— start of Material provided —

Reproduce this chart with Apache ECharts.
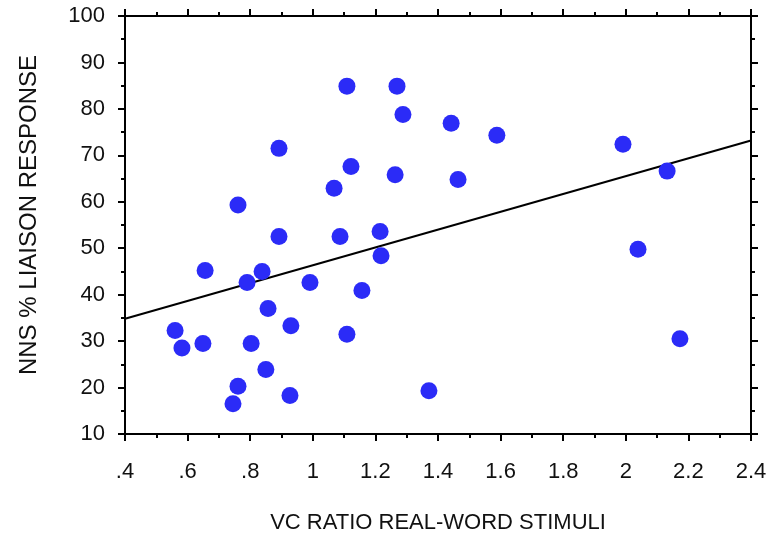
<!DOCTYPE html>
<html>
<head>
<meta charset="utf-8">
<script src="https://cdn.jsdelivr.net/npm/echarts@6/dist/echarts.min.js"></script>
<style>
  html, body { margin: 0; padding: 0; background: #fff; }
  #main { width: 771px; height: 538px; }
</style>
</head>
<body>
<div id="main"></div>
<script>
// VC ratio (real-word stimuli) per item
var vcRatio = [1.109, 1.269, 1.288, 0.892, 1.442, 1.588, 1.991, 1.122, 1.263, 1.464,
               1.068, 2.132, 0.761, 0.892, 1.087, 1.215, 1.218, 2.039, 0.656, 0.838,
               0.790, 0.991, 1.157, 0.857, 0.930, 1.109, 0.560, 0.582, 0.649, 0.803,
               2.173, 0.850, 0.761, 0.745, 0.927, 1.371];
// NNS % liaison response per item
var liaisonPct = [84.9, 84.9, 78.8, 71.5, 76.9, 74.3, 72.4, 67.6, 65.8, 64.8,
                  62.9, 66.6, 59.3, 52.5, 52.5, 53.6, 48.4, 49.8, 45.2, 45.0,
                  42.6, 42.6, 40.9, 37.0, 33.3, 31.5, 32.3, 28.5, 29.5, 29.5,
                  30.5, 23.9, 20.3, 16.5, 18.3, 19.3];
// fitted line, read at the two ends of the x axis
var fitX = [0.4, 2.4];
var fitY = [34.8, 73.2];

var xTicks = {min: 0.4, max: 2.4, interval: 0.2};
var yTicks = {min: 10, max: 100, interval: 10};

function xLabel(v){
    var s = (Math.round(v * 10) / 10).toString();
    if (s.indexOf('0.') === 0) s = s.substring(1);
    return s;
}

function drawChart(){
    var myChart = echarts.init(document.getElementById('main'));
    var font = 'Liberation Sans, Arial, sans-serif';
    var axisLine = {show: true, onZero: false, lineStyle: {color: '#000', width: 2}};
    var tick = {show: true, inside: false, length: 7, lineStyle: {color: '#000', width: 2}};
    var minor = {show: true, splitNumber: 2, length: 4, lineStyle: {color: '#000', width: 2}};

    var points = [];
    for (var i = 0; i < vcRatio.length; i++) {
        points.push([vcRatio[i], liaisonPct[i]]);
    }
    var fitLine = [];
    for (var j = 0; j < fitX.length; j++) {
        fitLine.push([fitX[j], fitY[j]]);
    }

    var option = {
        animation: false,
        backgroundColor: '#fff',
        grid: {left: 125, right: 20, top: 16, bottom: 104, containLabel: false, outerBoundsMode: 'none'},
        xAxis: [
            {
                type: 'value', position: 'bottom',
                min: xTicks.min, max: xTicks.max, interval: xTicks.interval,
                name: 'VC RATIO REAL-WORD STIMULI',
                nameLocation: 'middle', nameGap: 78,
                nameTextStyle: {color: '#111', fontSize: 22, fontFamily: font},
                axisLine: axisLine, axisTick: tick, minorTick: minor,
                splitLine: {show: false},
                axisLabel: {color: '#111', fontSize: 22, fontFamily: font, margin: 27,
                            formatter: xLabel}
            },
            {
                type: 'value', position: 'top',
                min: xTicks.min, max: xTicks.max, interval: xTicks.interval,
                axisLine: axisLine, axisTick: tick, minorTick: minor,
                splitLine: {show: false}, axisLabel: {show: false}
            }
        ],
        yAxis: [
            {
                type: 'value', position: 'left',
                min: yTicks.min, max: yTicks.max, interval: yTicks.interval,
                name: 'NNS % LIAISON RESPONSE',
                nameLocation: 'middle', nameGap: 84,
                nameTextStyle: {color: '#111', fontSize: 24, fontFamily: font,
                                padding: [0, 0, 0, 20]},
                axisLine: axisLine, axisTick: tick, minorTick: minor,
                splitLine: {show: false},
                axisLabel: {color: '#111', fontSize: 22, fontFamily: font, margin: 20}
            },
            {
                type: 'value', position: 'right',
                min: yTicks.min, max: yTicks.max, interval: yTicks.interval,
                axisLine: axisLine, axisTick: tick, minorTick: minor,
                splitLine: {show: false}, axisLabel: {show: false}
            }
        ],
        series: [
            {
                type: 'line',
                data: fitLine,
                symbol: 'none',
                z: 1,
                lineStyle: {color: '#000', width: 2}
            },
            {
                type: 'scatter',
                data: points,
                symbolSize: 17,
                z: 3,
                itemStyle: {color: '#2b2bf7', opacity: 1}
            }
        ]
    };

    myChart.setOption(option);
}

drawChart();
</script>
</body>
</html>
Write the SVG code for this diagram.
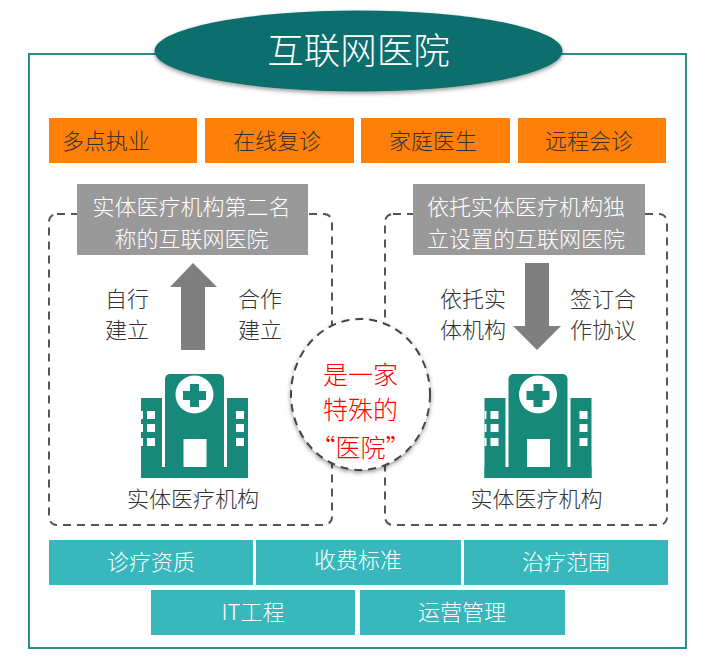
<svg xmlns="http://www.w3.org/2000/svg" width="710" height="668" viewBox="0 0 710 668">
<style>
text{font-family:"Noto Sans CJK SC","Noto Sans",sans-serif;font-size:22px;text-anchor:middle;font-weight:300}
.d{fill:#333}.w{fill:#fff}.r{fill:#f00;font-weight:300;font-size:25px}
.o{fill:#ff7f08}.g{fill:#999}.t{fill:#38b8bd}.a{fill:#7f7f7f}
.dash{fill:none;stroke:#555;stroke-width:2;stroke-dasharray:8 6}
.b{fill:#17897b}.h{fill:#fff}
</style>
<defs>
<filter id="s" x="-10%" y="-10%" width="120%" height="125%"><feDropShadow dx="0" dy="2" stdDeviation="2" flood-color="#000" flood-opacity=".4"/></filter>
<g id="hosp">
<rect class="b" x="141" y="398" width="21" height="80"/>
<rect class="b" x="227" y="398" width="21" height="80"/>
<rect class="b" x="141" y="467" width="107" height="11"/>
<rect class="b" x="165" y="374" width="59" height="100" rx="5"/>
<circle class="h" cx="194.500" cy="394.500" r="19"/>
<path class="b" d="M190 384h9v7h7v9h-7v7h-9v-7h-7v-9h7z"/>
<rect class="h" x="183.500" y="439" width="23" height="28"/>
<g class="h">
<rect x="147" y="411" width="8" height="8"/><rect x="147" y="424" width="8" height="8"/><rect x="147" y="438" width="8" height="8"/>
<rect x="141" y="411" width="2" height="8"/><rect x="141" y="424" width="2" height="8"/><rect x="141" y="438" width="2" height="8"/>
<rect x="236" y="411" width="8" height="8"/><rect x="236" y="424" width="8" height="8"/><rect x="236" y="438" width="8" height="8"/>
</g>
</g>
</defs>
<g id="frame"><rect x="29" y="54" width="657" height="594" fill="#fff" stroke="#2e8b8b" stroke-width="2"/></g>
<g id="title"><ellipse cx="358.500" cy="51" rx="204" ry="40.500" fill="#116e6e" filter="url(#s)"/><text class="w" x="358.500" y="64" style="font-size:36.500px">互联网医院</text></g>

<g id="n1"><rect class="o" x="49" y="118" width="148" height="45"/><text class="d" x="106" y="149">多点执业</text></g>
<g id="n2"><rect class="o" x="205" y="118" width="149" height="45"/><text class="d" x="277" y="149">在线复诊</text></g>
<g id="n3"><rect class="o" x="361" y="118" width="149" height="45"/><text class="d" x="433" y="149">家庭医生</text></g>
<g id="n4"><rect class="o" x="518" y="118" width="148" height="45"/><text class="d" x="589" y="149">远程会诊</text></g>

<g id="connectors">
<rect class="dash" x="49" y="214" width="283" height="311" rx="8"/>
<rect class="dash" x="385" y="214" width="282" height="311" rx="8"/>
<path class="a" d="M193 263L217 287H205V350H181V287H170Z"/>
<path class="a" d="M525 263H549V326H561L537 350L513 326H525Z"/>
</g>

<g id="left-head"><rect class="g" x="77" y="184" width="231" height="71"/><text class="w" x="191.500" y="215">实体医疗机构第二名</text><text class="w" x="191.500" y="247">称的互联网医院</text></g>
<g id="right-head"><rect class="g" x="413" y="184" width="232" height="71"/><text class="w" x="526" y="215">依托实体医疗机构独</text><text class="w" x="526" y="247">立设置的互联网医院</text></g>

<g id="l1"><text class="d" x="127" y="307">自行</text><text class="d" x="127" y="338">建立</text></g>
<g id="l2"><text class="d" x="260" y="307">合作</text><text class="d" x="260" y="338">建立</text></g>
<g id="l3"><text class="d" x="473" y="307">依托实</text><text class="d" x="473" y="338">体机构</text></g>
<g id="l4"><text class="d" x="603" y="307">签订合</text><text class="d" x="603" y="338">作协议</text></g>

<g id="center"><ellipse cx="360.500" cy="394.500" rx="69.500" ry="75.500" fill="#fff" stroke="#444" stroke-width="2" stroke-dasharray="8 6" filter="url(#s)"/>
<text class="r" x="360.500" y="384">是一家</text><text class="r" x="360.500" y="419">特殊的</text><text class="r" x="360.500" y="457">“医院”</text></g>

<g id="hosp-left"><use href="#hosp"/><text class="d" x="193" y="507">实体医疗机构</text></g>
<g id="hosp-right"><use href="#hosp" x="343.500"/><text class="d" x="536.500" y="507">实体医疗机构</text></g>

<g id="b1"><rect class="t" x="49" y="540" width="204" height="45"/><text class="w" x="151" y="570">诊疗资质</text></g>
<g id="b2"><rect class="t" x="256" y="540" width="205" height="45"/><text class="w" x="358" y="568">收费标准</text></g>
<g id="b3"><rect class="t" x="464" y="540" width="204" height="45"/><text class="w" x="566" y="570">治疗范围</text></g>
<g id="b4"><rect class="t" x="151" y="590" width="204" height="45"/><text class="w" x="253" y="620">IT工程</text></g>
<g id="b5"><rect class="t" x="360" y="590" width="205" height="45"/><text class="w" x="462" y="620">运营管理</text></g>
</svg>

— end of Material provided —
— start of Material provided —

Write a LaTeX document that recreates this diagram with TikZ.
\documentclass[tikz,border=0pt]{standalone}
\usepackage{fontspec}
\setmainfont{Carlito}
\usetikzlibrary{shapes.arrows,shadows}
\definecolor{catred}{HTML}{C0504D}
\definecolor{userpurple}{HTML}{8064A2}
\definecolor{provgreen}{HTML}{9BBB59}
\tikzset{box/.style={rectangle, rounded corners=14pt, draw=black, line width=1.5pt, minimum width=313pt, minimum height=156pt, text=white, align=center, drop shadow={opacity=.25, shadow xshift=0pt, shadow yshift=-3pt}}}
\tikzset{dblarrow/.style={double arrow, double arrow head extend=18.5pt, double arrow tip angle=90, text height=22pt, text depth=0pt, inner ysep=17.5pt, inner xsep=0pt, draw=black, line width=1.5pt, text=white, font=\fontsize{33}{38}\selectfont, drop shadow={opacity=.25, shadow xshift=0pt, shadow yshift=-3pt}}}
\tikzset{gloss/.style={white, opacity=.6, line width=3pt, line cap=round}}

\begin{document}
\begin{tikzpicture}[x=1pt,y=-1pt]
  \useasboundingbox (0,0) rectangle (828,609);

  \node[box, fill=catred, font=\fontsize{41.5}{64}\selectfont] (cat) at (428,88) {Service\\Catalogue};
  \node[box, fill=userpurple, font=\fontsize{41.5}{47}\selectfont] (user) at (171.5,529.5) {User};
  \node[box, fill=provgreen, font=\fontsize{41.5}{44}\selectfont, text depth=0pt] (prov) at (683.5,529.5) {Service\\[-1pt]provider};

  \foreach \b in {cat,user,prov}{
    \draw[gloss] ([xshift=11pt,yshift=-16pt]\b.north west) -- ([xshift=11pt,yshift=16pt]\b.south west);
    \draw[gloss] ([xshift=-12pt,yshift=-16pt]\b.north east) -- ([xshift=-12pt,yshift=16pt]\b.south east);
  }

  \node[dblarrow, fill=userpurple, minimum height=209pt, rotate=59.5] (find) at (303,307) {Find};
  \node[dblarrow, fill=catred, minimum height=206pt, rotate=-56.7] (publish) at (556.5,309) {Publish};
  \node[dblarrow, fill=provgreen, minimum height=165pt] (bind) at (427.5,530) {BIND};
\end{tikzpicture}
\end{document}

— end of Material provided —

Given task
Look through the entries and find each line that has the string "this". Copy those lines.

Full response
Reproduce this chart with Apache ECharts.
Write the SVG code for this diagram.
Write a LaTeX document that recreates this diagram with TikZ.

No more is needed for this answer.